Stated exercise:
For the material that follows, list every line containing the word "image".
==== Record extracts
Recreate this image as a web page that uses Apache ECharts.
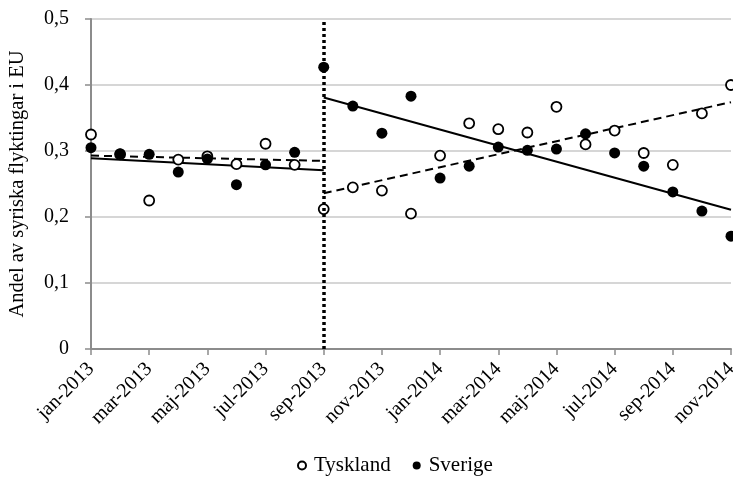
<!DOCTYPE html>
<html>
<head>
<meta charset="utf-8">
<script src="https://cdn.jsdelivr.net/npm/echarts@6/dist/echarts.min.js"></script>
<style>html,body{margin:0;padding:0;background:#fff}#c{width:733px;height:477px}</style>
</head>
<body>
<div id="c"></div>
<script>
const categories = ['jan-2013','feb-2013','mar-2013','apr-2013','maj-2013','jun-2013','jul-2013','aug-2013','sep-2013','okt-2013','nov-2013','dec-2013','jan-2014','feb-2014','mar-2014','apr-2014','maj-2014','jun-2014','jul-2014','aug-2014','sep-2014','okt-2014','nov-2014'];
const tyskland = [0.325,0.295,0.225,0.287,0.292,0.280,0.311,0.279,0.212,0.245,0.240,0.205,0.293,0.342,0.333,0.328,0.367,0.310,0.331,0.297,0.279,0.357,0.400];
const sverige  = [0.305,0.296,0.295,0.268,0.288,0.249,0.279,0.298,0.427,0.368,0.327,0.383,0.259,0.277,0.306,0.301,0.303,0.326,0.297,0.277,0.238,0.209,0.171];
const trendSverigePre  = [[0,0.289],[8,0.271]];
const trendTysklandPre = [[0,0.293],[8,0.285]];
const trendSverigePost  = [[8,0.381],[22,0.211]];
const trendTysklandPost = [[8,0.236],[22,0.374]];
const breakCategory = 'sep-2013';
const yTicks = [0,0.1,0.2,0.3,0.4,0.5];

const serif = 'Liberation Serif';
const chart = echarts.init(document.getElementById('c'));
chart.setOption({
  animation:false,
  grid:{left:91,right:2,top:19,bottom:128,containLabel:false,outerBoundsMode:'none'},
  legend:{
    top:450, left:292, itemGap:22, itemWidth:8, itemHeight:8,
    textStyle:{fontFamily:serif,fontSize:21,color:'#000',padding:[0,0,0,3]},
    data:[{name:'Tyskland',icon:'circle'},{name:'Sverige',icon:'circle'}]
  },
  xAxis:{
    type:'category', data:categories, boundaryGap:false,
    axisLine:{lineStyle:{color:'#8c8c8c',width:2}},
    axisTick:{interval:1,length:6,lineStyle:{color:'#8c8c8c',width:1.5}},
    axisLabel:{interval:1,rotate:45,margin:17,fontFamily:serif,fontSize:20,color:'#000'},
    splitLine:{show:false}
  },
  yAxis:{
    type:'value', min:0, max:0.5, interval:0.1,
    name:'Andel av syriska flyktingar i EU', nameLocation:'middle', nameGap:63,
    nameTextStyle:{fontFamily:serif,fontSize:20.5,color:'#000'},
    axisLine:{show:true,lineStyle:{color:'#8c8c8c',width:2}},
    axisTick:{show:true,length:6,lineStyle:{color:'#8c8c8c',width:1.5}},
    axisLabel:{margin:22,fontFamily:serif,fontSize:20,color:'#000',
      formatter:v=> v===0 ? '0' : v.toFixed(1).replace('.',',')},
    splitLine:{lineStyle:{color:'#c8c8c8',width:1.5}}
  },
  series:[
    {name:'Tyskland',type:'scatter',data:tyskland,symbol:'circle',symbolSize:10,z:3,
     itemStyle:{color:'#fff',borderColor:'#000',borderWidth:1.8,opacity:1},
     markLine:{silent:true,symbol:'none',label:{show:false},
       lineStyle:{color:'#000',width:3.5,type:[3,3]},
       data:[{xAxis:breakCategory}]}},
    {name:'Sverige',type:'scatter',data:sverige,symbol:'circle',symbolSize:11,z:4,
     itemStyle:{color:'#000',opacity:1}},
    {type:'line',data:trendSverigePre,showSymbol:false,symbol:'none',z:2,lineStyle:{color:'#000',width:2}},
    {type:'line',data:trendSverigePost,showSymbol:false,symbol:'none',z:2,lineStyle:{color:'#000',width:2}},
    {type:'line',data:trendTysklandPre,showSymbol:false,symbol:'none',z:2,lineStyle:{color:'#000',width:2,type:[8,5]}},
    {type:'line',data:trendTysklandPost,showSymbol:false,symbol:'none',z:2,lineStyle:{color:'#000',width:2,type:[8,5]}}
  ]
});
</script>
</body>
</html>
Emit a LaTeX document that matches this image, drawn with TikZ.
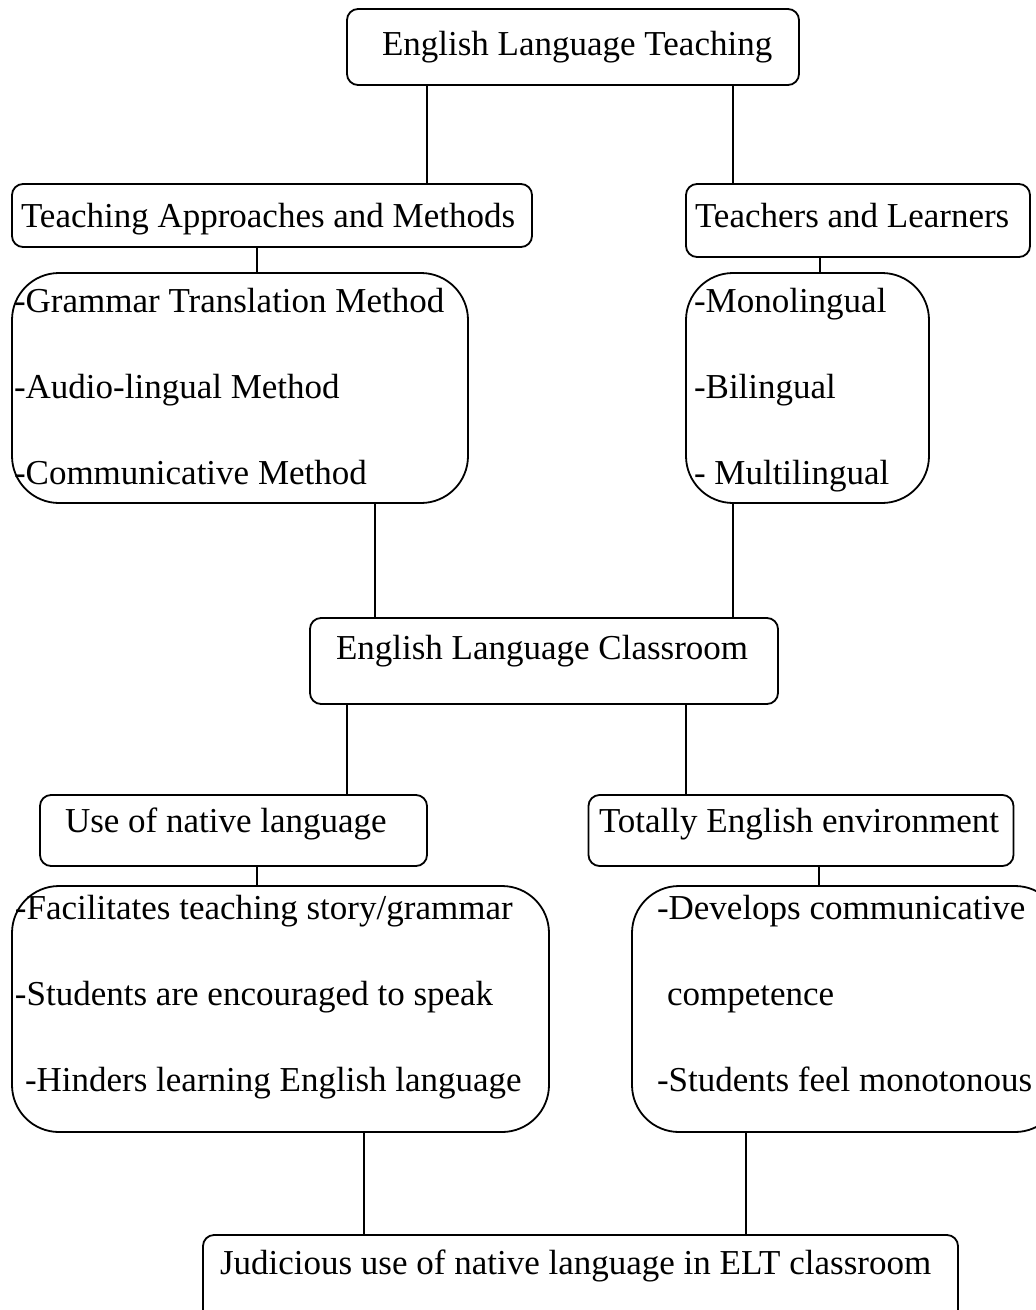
========
Result for this task:
Recreate this image as a web page that uses Apache ECharts.
Emit a LaTeX document that matches this image, drawn with TikZ.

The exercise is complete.